DSC05489Paola Cortellesi, che è anche cosceneggiatrice del film, ha aggiunto: “Volevo raccontare aspetti diversi della vita che mi stanno a cuore: dalle eccellenze italiane che partono ma poi vogliono tornare, al fatto che le donne spesso siano considerate meno, ma volevamo anche sottolineare che spesso ci si conforma all’idea che gli altri hanno di te. E poi volevo mostrare una coppia di fatto, che non condivide la sessualità, ma si rispetta e in qualche modo si ama”.

Nel film, che uscirà al cinema il 20 novembre distribuito dalla 01, ci sono anche Corrado Fortuna, Lunetta Savino, Cesare Bocci, Marco Bocci ed Ennio Fantastichini.

Paola Cortellesi nel film è il contrasto vivente tra le esperienze cosmopolite e una cadenza abruzzese. Il suo personaggio, infatti, parla molte lingue (dal cinese al francese, al tedesco), ma soprattutto il dialetto. “l’abruzzese da qualche parte ce l’ho nel sangue – racconta l’attrice – perché mia mamma è abruzzese e io e mio marito Riccardo ci sentiamo abruzzesi di adozione. Trascorriamo la maggior parte del nostro tempo libero nei paesini delle montagne d’Abruzzo, mi sono fatta aiutare da una signora mia amica con tanto di lezioni e traduzioni di alcuni termini in dialetto stretto. Per quel che riguarda le lingue straniere, con l’inglese e il francese me la cavo, mentre le battute in tedesco e in giapponese le ho imparate a memoria”.

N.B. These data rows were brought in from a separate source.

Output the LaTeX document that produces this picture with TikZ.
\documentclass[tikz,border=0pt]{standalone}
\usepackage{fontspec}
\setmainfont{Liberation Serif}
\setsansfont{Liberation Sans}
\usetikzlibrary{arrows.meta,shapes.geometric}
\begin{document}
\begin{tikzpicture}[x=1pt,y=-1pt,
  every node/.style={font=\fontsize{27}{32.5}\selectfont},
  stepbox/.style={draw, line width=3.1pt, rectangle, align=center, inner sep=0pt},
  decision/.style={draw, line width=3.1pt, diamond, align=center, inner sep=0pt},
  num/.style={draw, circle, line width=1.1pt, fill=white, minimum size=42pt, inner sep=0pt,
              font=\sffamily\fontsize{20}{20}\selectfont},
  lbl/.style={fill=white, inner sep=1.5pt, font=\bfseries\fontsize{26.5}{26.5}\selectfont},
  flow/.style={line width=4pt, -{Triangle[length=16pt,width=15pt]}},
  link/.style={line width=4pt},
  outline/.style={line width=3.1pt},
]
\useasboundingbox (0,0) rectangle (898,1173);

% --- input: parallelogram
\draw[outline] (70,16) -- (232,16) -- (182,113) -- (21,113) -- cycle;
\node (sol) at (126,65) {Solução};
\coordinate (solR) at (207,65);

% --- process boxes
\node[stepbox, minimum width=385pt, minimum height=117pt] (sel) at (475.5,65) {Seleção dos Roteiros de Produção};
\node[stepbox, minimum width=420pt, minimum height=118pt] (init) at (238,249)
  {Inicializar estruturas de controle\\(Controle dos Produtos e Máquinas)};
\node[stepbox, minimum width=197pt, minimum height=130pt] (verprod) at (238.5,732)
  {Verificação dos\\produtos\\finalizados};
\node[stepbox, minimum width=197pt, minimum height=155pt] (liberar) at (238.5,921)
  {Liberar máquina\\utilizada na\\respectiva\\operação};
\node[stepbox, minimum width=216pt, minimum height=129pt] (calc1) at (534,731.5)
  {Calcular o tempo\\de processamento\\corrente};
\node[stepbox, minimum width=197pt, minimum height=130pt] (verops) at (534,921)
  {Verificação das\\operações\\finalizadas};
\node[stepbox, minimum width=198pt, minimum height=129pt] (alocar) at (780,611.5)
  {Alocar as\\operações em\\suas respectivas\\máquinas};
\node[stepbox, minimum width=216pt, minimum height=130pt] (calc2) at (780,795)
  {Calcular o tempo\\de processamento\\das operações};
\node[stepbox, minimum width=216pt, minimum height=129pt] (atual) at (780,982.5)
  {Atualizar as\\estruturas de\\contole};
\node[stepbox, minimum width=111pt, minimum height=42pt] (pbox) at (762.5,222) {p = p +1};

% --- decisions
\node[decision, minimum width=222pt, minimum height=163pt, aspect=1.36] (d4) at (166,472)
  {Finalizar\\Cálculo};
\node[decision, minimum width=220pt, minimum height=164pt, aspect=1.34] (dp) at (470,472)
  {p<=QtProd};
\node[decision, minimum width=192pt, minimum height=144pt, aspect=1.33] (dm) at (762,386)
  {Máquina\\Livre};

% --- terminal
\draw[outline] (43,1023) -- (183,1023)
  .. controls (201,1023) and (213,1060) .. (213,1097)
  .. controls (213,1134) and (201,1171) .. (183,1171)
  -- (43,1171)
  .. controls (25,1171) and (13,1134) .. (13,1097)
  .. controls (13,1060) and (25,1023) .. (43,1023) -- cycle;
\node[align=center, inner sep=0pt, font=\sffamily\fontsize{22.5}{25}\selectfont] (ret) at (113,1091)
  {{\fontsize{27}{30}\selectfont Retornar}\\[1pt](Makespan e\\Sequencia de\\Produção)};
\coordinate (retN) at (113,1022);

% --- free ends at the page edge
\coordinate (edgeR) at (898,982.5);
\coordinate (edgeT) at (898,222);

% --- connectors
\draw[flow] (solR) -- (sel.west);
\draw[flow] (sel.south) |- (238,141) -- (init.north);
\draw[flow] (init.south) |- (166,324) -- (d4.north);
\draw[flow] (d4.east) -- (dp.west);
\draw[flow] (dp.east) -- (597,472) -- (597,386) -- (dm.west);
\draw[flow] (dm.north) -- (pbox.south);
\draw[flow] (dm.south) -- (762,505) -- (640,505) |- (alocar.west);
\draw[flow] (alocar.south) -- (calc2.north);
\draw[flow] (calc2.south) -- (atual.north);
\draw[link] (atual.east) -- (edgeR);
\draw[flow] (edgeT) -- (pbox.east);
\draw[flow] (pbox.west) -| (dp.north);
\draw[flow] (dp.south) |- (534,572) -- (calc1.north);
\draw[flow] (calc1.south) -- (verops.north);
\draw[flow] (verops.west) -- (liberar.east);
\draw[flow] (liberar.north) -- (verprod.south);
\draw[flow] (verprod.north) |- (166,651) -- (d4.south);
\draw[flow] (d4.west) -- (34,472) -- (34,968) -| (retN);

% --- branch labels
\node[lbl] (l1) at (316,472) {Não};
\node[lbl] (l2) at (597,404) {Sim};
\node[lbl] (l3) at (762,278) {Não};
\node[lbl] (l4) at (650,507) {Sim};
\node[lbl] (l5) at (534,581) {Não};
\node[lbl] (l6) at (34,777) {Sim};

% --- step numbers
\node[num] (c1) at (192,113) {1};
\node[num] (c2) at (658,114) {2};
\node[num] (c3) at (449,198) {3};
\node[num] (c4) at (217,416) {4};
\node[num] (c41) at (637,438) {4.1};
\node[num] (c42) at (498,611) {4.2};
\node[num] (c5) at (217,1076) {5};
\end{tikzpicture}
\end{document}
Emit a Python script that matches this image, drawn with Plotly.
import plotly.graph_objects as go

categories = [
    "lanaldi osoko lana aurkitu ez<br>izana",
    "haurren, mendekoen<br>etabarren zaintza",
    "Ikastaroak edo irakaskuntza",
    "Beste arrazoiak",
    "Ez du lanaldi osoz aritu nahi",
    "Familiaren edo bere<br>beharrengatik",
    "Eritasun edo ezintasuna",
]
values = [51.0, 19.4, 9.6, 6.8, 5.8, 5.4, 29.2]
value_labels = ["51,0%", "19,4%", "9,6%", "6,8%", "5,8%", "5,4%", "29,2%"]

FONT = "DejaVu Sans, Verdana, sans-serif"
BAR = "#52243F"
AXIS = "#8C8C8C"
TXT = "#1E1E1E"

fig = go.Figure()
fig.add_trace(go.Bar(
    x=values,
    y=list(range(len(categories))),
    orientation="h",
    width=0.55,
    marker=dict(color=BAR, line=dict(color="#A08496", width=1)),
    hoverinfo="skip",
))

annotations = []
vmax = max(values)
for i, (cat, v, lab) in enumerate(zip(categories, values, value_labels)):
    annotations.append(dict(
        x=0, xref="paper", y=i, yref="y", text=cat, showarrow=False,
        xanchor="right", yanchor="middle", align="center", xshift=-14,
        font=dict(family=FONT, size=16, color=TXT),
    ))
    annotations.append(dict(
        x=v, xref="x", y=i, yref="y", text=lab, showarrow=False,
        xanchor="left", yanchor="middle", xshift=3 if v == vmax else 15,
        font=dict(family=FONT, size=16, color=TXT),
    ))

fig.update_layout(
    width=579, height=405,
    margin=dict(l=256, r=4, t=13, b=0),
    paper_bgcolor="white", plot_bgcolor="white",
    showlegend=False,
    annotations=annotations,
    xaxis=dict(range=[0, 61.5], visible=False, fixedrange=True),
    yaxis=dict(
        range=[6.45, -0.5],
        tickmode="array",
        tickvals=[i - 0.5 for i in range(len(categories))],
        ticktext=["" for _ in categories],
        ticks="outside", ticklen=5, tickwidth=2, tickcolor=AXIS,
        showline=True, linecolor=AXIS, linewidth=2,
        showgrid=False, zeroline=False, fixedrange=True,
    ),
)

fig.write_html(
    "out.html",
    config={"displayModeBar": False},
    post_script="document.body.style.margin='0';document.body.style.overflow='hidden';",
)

Alla fine (attenzione spoiler!!!), la ragazza di provincia tornerà al suo paese. Lo stesso che accade nel film di Ficarra e Picone, ‘Andiamo a quel Paese’, che evidentemente trasportano sul grande schermo un desiderio diffuso di ritorno alle origini e di fuga dalla quotidianità metropolitana che, con la crisi del lavoro, non fornisce più le soddisfazioni e le aspettative degli anni delle commedie dei Vanzina.